Lecture 02 Notes

Author

Alec L. Robitaille

Published

January 9, 2023

Bayesian data analysis

Bayesian data analysis is Bayesian inference applied to scientific data analysis. For each possible explanation of the sample, count all the ways the sample could have happened and explanations with more ways to produce the sample are more plausible.

No guarantees except logical. Probability theory is a method of logically deducing the implications of data under the assumptions that you must choose.

Workflow

  1. Define generative model of the sample
  2. Define a specific estimand
  3. Design a statistical way to produce estimand
  4. Test the statistical method using the generative model
  5. Analyse the sample, summarize

Globe tossing model

Estimand: proportion of globe covered in water

Given N samples, how should we use the sample? Produce a summary of the sample? Represent uncertainty?

First, think about how sample is produced and how variables influence on another.

  • p = proportion of water
  • W = land observations
  • W = water observations
  • N = number of tosses
Note

Variables can be things you observed or things you want to estimate

N influences W and L: if you were to intervene on N (eg. increase the number of observations), it would change W and L.
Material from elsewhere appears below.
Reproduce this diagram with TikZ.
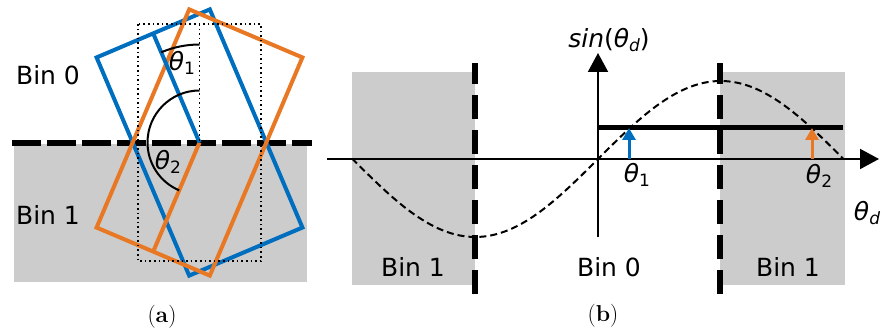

To make the DAG generative, we need to define these relationships as a function.

\(W, L = f (P, N)\)

What is the function?

W L W W
4 L 0 x 4 x 0 0 x 0 0
3 L 1 W 1 x 3 x 1 3 x 1 3
2 L 2 W 2 x 2 x 2 8 x 2 16
1 L 3 W 3 x 1 x 3 9 x 3 27
4 W 4 x 0 x 4 0 x 4 0

Given the table and our scientific understanding, the function is:

\(W, L = (4p) ^ {W} * (4-4p) ^ {L}\)

Generative simulation

Simulate a data set with known parameters, then test if your statistical estimator returns these known parameters.

Repeat with different sampling designs, with extreme simulations (eg. all W or all L).

Bayesian inference

  • No minimum sample size
  • The shape of the posterior distribution embodies the sample size
  • No point estimate. The distribution is the estimate, always use the entire distribution.
  • No one true interval. Nothing happens at the boundary.

Posterior predictive simulations

Use samples from the entire posterior distribution to determine implications of the model.

Uncertainty -> causal model -> implications

Types:

  • model-based forecasts
  • causal effects
  • counterfactuals
  • prior predictions

Misclassification

Consider the true number of water samples is unobserved, eg. due to measurement error. W* (W_star) is misclassified sample, influenced by the measurement process (M).

Note: this DAG is simplified to remove L since N - L = W

Next, use a simulation to determine the potential impact of misclassification.

Define a function with a new variable X, the misclassification rate, that takes a simulated sample then introduces error. The misclassification estimator returns a new formula for the posterior distribution.

If there is measurement error, better to model it than to ignore it. Samples do not need to be representative of the population in order to provide good estimates of the population. The priority is to determine in which ways (why) the sample differs from the population. Then you can modeol the sample process and the causal differences for the population.